Chef My Nguyen shares emotional story of childhood abuse: ‘Our voices and stories need to be heard’

Chef My Nguyen shares emotional story of childhood abuse: ‘Our voices and stories need to be heard’
Image: @myhealthydish/TikTok
Grace Kim
March 22, 2022
My Nguyen, a chef and food influencer known for her health-conscious recipes, has come out with her own story of enduring abuse and anti-Asian hate at an age when she had yet to understand such concepts. 
Nguyen, who normally uses TikTok as a means to share her recipes with viewers, took to the social media platform with a different sort of video over the past weekend. Cracking open one of the tamarinds from a box set in front of her, Nguyen begins to recall her disturbing childhood experience while eating the fruit. 
When she was between the ages of 4 and 5, before she had learned any English, Nguyen says she would sneak tamarinds into the school. Holding back a swell of emotions, Nguyen explains that one of those times, a teacher who caught her began to dig their nails into her skin. 
“They used to do it all the time – not just because I snuck tamarinds into school, but for any reason whatsoever,” she continues. 
Examining her forearm, Nguyen says she still has the physical marks that her teachers left on her.  

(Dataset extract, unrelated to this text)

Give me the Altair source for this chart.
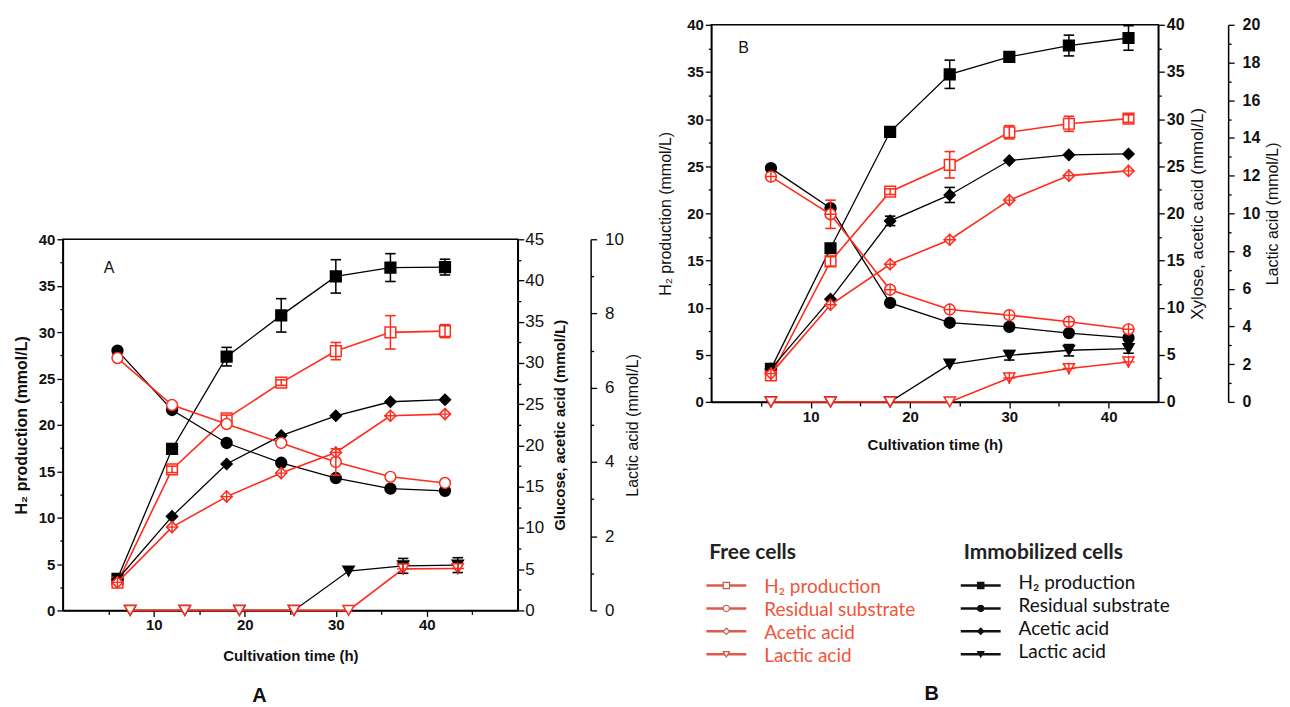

As a child, it was difficult for Nguyen to understand what was going on. 
“I thought it was normal, I didn’t tell my parents.” 
“That was my first experience with Asian hate,” she goes on to say in the video. “It was teachers — that I trusted. They used to abuse me.” 
The video ends with Nguyen apologizing for deviating from what was “supposed to be a fun ASMR video,” though thousands have flocked to the comments to thank Nguyen for sharing her story. Some are even demanding justice for what had occurred.
While the incident still lingers in her memories, the passage of over 30 years has made it hard for Nguyen to recall the details, she told NextShark. She does, however, remember the exact moment she realized something was wrong. 
“My teacher came to my desk, bent down to my level, looked me straight in my eyes and dug her nails into my arm until I cried out in pain. She gave a smirk and walked away.” 
Before then, Nguyen described the incidents as being more “subtle.” 
“She will be hovering over me helping me with something, but at the same time digging her nails into me like it wasn’t really happening.” 
It wasn’t just one teacher that Nguyen remembers laying her hands on her. According to Nguyen, there could have been another teacher or perhaps a teacher’s aid. She knows there were multiple, as she remembers another incident in which at least two had physically restrained her during a class celebration of Halloween. While the rest of her class rushed to gather the candy spilling out from a piñata, the teachers had restrained her, so she wouldn’t be able to retrieve any. 
On sharing her story of abuse with the internet, Nguyen says she didn’t originally intend to do so.
“The hard part was deciding if I really wanted to post it, but I think with everything happening and the violence against the AAPI community our voices and stories need to be heard,” she said. 
The caption in Nguyen’s TikTok video reads a statistic published by Stop AAPI Hate, an organization that has tracked reports of anti-Asian hate throughout the COVID-19 pandemic: “78% of AAPI women have been affected by anti-Asian Racism. #stopasianhate.” 
Last week saw many Asian American communities grieving, having started out with the gruesome incident of an elderly Filipina woman being beaten senselessly in Yonkers, New York. Wednesday was also the one-year anniversary of the tragic Atlanta spa shootings that took the lives of eight people, six of whom were Asian women. The incident is said to have sparked more awareness and media attention towards the surge in violence ravaging Asian communities amid the start of the pandemic.